Que pensez-vous d’une personnalité comme le parlementaire religieux Haïm Amsalem, qui s’est rebellé contre le Shas ? Pourriez-vous travailler avec lui ? C’est un homme très courageux. Il s’est révolté contre sa communauté, contre l’autorité du Rav Ovadia Yossef. Il crée un nouveau modèle, celui du haredi qui étudie la Torah mais fait également partie de la vie civile du pays et étudie les sujets non religieux. Je pense que c’est un modèle de leadership courageux.

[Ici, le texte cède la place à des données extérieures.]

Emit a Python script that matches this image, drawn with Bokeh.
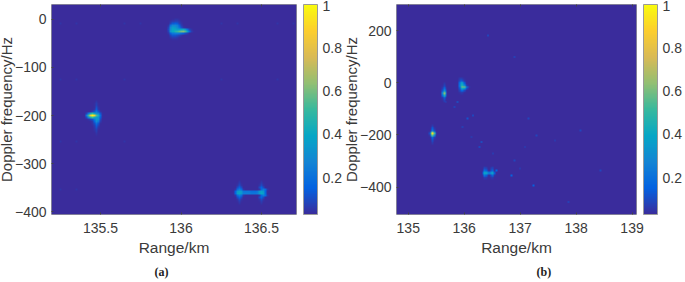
import numpy as np
from bokeh.embed import file_html
from bokeh.layouts import row
from bokeh.models import ColorBar, FixedTicker, LinearAxis, LinearColorMapper, Range1d, Title
from bokeh.plotting import figure
from bokeh.resources import INLINE

# ---- axes
a_xticks = [135.5, 136, 136.5]
a_xlabels = {135.5: "135.5", 136: "136", 136.5: "136.5"}
a_yticks = [0, -100, -200, -300, -400]
b_xticks = [135, 136, 137, 138, 139]
b_yticks = [200, 0, -200, -400]
cb_ticks = [0.2, 0.4, 0.6, 0.8, 1]

# ---- panel (a) hot spots, percent of peak; (range of first column, Doppler of first row, rows)
a_spot1_origin = (135.413, -171)
a_spot1 = [
    [0, 0, 0, 0, 0, 5, 0, 0, 0],
    [0, 0, 0, 0, 4, 7, 4, 0, 0],
    [0, 0, 0, 0, 4, 8, 4, 0, 0],
    [0, 0, 0, 0, 4, 11, 5, 0, 0],
    [0, 0, 0, 0, 5, 14, 6, 0, 0],
    [0, 0, 4, 7, 12, 22, 12, 5, 0],
    [8, 22, 42, 50, 40, 30, 26, 12, 4],
    [22, 52, 80, 100, 86, 55, 42, 18, 4],
    [10, 28, 44, 52, 42, 36, 32, 14, 4],
    [0, 5, 8, 12, 22, 34, 30, 10, 0],
    [0, 0, 4, 6, 16, 30, 22, 7, 0],
    [0, 0, 0, 5, 10, 20, 12, 4, 0],
    [0, 0, 0, 4, 7, 14, 8, 0, 0],
    [0, 0, 0, 0, 6, 11, 5, 0, 0],
    [0, 0, 0, 0, 5, 8, 4, 0, 0],
    [0, 0, 0, 0, 4, 7, 0, 0, 0],
    [0, 0, 0, 0, 0, 5, 0, 0, 0],
    [0, 0, 0, 0, 0, 4, 0, 0, 0],
]
a_spot2_origin = (135.932, 0)
a_spot2 = [
    [0, 0, 4, 5, 5, 4, 0, 0, 0, 0, 0, 0, 0],
    [0, 5, 7, 8, 8, 6, 4, 0, 0, 0, 0, 0, 0],
    [0, 8, 13, 15, 13, 8, 5, 0, 0, 0, 0, 0, 0],
    [5, 20, 28, 28, 24, 14, 7, 4, 0, 0, 0, 0, 0],
    [8, 28, 36, 34, 28, 20, 11, 6, 4, 0, 0, 0, 0],
    [10, 30, 40, 40, 36, 36, 40, 42, 34, 20, 9, 5, 0],
    [8, 32, 40, 46, 50, 56, 60, 62, 54, 36, 16, 7, 4],
    [5, 14, 22, 24, 24, 22, 18, 14, 10, 7, 0, 0, 0],
    [0, 8, 12, 12, 10, 8, 5, 0, 0, 0, 0, 0, 0],
    [0, 5, 7, 7, 6, 4, 0, 0, 0, 0, 0, 0, 0],
    [0, 0, 4, 4, 4, 0, 0, 0, 0, 0, 0, 0, 0],
]
a_spot3_origin = (136.326, -335.4)
a_spot3 = [
    [0, 0, 0, 5, 0, 0, 0, 0, 0, 0, 0, 0, 0, 0, 5, 0, 0, 0],
    [0, 0, 4, 7, 4, 0, 0, 0, 0, 0, 0, 0, 0, 4, 7, 4, 0, 0],
    [0, 0, 5, 10, 5, 0, 0, 0, 0, 0, 0, 0, 0, 5, 10, 5, 0, 0],
    [0, 0, 10, 16, 10, 0, 0, 0, 0, 0, 0, 0, 0, 10, 16, 10, 0, 0],
    [0, 6, 18, 24, 18, 6, 0, 0, 0, 0, 0, 0, 0, 6, 18, 24, 18, 6],
    [4, 16, 34, 38, 34, 22, 22, 22, 22, 20, 20, 20, 22, 34, 38, 34, 16, 4],
    [4, 17, 36, 40, 34, 24, 24, 24, 24, 22, 22, 22, 24, 34, 40, 36, 17, 4],
    [0, 6, 18, 24, 18, 6, 0, 0, 0, 0, 0, 0, 0, 6, 18, 24, 18, 6],
    [0, 0, 10, 16, 10, 0, 0, 0, 0, 0, 0, 0, 0, 10, 16, 10, 0, 0],
    [0, 0, 5, 10, 5, 0, 0, 0, 0, 0, 0, 0, 0, 5, 10, 5, 0, 0],
    [0, 0, 4, 7, 4, 0, 0, 0, 0, 0, 0, 0, 0, 4, 7, 4, 0, 0],
    [0, 0, 0, 5, 0, 0, 0, 0, 0, 0, 0, 0, 0, 0, 5, 0, 0, 0],
]
a_faint_range = [135.25, 135.35, 135.65, 135.75, 136.25, 136.35, 136.6, 136.7,
                 135.25, 135.35, 135.65, 136.25, 136.6, 135.25, 135.35, 135.65, 135.25, 135.35]
a_faint_doppler = [-8, -8, -8, -8, -8, -8, -8, -8, -125, -125, -125, -125, -125, -255, -255, -255, -355, -355]
a_faint_value = [5] * 18

# ---- panel (b) hot spots
b_spot1_origin = (135.60, -3)
b_spot1 = [
    [3, 6, 3], [4, 8, 4], [5, 12, 5], [7, 18, 8], [12, 30, 14], [22, 52, 24],
    [28, 62, 28], [18, 44, 20], [9, 22, 9], [5, 12, 5], [4, 8, 4], [3, 6, 3],
]
b_spot2_origin = (135.91, 17)
b_spot2 = [
    [6, 8, 6, 4, 0, 0, 0, 0],
    [8, 14, 10, 5, 0, 0, 0, 0],
    [14, 30, 26, 10, 4, 0, 0, 0],
    [18, 38, 36, 16, 5, 0, 0, 0],
    [20, 42, 44, 30, 12, 5, 0, 0],
    [18, 46, 62, 62, 44, 18, 6, 0],
    [12, 30, 42, 36, 18, 8, 0, 0],
    [8, 16, 18, 10, 5, 0, 0, 0],
    [6, 9, 8, 5, 0, 0, 0, 0],
    [4, 6, 5, 0, 0, 0, 0, 0],
]
b_spot3_origin = (135.39, -160)
b_spot3 = [
    [0, 3, 6, 3, 0], [0, 4, 10, 4, 0], [0, 5, 14, 6, 0], [0, 8, 22, 10, 0],
    [6, 30, 62, 32, 6], [10, 50, 92, 54, 10], [5, 28, 56, 28, 5], [0, 8, 20, 9, 0],
    [0, 5, 14, 6, 0], [0, 4, 10, 4, 0], [0, 3, 8, 3, 0], [0, 0, 6, 0, 0],
]
b_spot4_origin = (136.33, -325)
b_spot4 = [
    [0, 6, 5, 0, 0, 5, 7, 0],
    [0, 10, 8, 0, 0, 8, 10, 0],
    [5, 18, 14, 5, 4, 12, 18, 4],
    [12, 36, 34, 22, 20, 30, 38, 12],
    [14, 38, 36, 24, 22, 32, 42, 14],
    [6, 20, 14, 5, 4, 12, 20, 5],
    [0, 10, 8, 0, 0, 7, 10, 0],
    [0, 6, 5, 0, 0, 5, 6, 0],
]
b_faint_range = [136.43, 136.92, 135.89, 135.82, 135.68, 136.16, 136.07, 135.96, 136.31, 136.28, 136.52,
                 136.58, 136.85, 137.07, 137.23, 137.86, 137.13, 136.12, 137.62, 138.08, 138.45, 136.92,
                 137.01, 137.29]
b_faint_doppler = [185, 98, -74, -90, -74, -122, -138, -167, -227, -246, -271,
                   -333, -357, -246, -396, -454, -138, -208, -218, -180, -335, -297, -329, -201]
b_faint_value = [14, 12, 18, 13, 11, 15, 12, 11, 18, 15, 10, 16, 16, 14, 15, 12, 9, 9, 9, 9, 9, 9, 9, 9]

# ---- style
PARULA = ["#3A2C9C", "#0363E1", "#1485D4", "#06A7C6", "#38B99E", "#92BF73", "#D9BA56", "#FCCE2E", "#F9FB0E"]
GRAY = "#3a3a3a"
FRAME = "#9a9a9a"
SANS = "Liberation Sans"


def hexrgb(h):
    return [int(h[i:i + 2], 16) for i in (1, 3, 5)]


anch = np.array([hexrgb(c) for c in PARULA], float)
t = np.linspace(0, 1, 256)
k = np.linspace(0, 1, len(PARULA))
palette = ["#%02x%02x%02x" % tuple(int(round(np.interp(v, k, anch[:, i]))) for i in range(3)) for v in t]
LOW = 0.03
mapper = LinearColorMapper(palette=palette, low=LOW, high=1)


def grid(xr, yr, dx, dy, spots, faint):
    nx = int(round((xr[1] - xr[0]) / dx))
    ny = int(round((yr[1] - yr[0]) / dy))
    Z = np.full((ny, nx), LOW)
    for (x0, y0), rows in spots:
        for r, vals in enumerate(rows):
            for c, v in enumerate(vals):
                j = int(np.floor((x0 + c * dx - xr[0]) / dx))
                i = int(np.floor((y0 - r * dy - yr[0]) / dy))
                if 0 <= i < ny and 0 <= j < nx:
                    Z[i, j] = max(Z[i, j], v / 100)
    for x, y, v in zip(*faint):
        j = int(np.floor((x - xr[0]) / dx))
        i = int(np.floor((y - yr[0]) / dy))
        Z[i, j] = max(Z[i, j], v / 100)
    return Z


def mirror(ticks):
    return LinearAxis(ticker=FixedTicker(ticks=ticks), major_tick_in=2, major_tick_out=0,
                      minor_tick_line_color=None, axis_line_color=None, major_tick_line_color="#444444",
                      major_label_overrides={v: "" for v in ticks}, major_label_standoff=0,
                      major_label_text_font_size="1px")


def panel(xr, yr, dx, dy, spots, faint, xticks, yticks, frame_w, cap, cap_x, overrides=None):
    Z = grid(xr, yr, dx, dy, spots, faint)
    p = figure(width=351, height=282, frame_width=frame_w, frame_height=210,
               x_range=Range1d(*xr), y_range=Range1d(*yr),
               output_backend="svg", toolbar_location=None,
               min_border_left=57, min_border_top=4, min_border_right=49, min_border_bottom=0)
    p.image(image=[Z], x=xr[0], y=yr[0], dw=xr[1] - xr[0], dh=yr[1] - yr[0], color_mapper=mapper)
    p.grid.visible = False
    p.outline_line_color = FRAME
    p.outline_line_width = 1
    p.background_fill_color = None
    p.border_fill_color = None
    for ax, ticks in ((p.xaxis[0], xticks), (p.yaxis[0], yticks)):
        ax.ticker = FixedTicker(ticks=ticks)
        ax.major_tick_in = 2
        ax.major_tick_out = 0
        ax.minor_tick_line_color = None
        ax.axis_line_color = None
        ax.major_tick_line_color = "#444444"
        ax.major_label_text_font = SANS
        ax.major_label_text_font_size = "14px"
        ax.major_label_text_color = GRAY
        ax.axis_label_text_font = SANS
        ax.axis_label_text_font_size = "15.5px"
        ax.axis_label_text_font_style = "normal"
        ax.axis_label_text_color = GRAY
    xa = p.xaxis[0]
    ya = p.yaxis[0]
    xa.major_label_standoff = 8
    xa.axis_label = "Range/km"
    xa.axis_label_standoff = 3
    ya.major_label_standoff = 5
    ya.axis_label = "Doppler frequency/Hz"
    ya.axis_label_text_font_size = "15px"
    ya.axis_label_standoff = -3
    if overrides:
        xa.major_label_overrides = overrides
    p.add_layout(mirror(xticks), "above")
    cb = ColorBar(color_mapper=mapper, ticker=FixedTicker(ticks=cb_ticks), width=14, height=210,
                  padding=0, margin=0, location=(7, 0),
                  major_label_text_font=SANS, major_label_text_font_size="14px",
                  major_label_text_color=GRAY, major_tick_line_color=None, minor_tick_line_color=None,
                  label_standoff=5, bar_line_color=FRAME, background_fill_color=None,
                  major_label_overrides={1: "1"})
    p.add_layout(cb, "right")
    p.add_layout(Title(text=cap, align="left", offset=cap_x, standoff=8, text_font="Liberation Serif",
                       text_font_style="bold", text_font_size="12px", text_color="#222222"), "below")
    return p


pa = panel((135.196, 136.717), (-406, 31), 0.0125, 4.17,
           [(a_spot1_origin, a_spot1), (a_spot2_origin, a_spot2), (a_spot3_origin, a_spot3)],
           (a_faint_range, a_faint_doppler, a_faint_value),
           a_xticks, a_yticks, 245, "(a)", 103, a_xlabels)
pb = panel((134.79, 139.08), (-505, 300), 0.03, 6.4,
           [(b_spot1_origin, b_spot1), (b_spot2_origin, b_spot2), (b_spot3_origin, b_spot3), (b_spot4_origin, b_spot4)],
           (b_faint_range, b_faint_doppler, b_faint_value),
           b_xticks, b_yticks, 240, "(b)", 140)
pb.margin = (0, 0, 0, -6)

layout = row(pa, pb, spacing=0)
layout.styles = {"position": "absolute", "left": "-6px", "top": "0px"}

open("out.html", "w").write(file_html(layout, INLINE))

Pensez-vous que vous pourrez convaincre les leaders orthodoxes de travailler avec vous alors que vous avez la réputation d’être contre la religion ? Je ne suis ni croyante ni religieuse, mais je ne suis pas contre la religion. Je suis contre ceux qui utilisent la religion comme fer de lance pour faire progresser des intérêts sectaires. Je pense qu’il faut séparer la religion de l’Etat et j’y travaille. Je suis opposée à ce que le rabbinat orthodoxe nous dicte nos existences, de notre naissance à notre mort et jusque la façon dont nous sommes enterrés. Je suis très favorable à l’union civile, mais je ne suis pas pour autant contre le mariage orthodoxe. Je ne suis pas contre la religion et les religieux, je suis contre ceux qui utilisent la religion pour contraindre les autres.
Vous avez récemment proposé une loi pour accorder des avantages aux haredim qui quitteraient l’orthodoxie. Qu’est-ce qui a motivé cette proposition ? J’ai rencontré des jeunes hommes haredi devenus laïcs qui avaient abandonné leur ancien mode de vie. Ils deviennent alors des immigrants dans leur propre pays. Ils ne savent pas comment fonctionne le monde laïc. Pour intégrer le marché de l’emploi, ils doivent obtenir leur baccalauréat. Ce sont des choses élémentaires. Il leur manque une éducation de base et l’Etat se doit de les aider. Ce qui peut équivaloir aux avantages accordés par le ministère d’Intégration aux nouveaux immigrants.
■ Que répondez-vous aux critiques qui vous accusent de vouloir éloigner les orthodoxes de la religion sous couvert de bénéfices pécuniaires ? Cette loi n’est pas faite en ce sens. L’Etat a déjà mis en place des lois pour assister les haredim, sous forme d’aides et d’allocations. C’est absurde qu’il existe des cadres de soutien pour les ultrareligieux et pour les laïcs, mais pas pour ceux qui font le choix de quitter leurs communautés orthodoxes.
■ Quelle est votre vision de l’Etat d’Israël ? Le judaïsme doit-il faire partie de l’Etat ? Pour moi, l’Etat d’Israël est l’Etat des Juifs, mais aussi de tous ses citoyens. Il n’y a pas que des Juifs ici, et pour que tous puissent vivre au sein de leur communauté et observer leurs traditions, nous devons opérer une séparation entre la religion et les affaires d’Etat. Nous avons besoin d’une totale liberté de culte, mais aussi d’être libérés de la religion.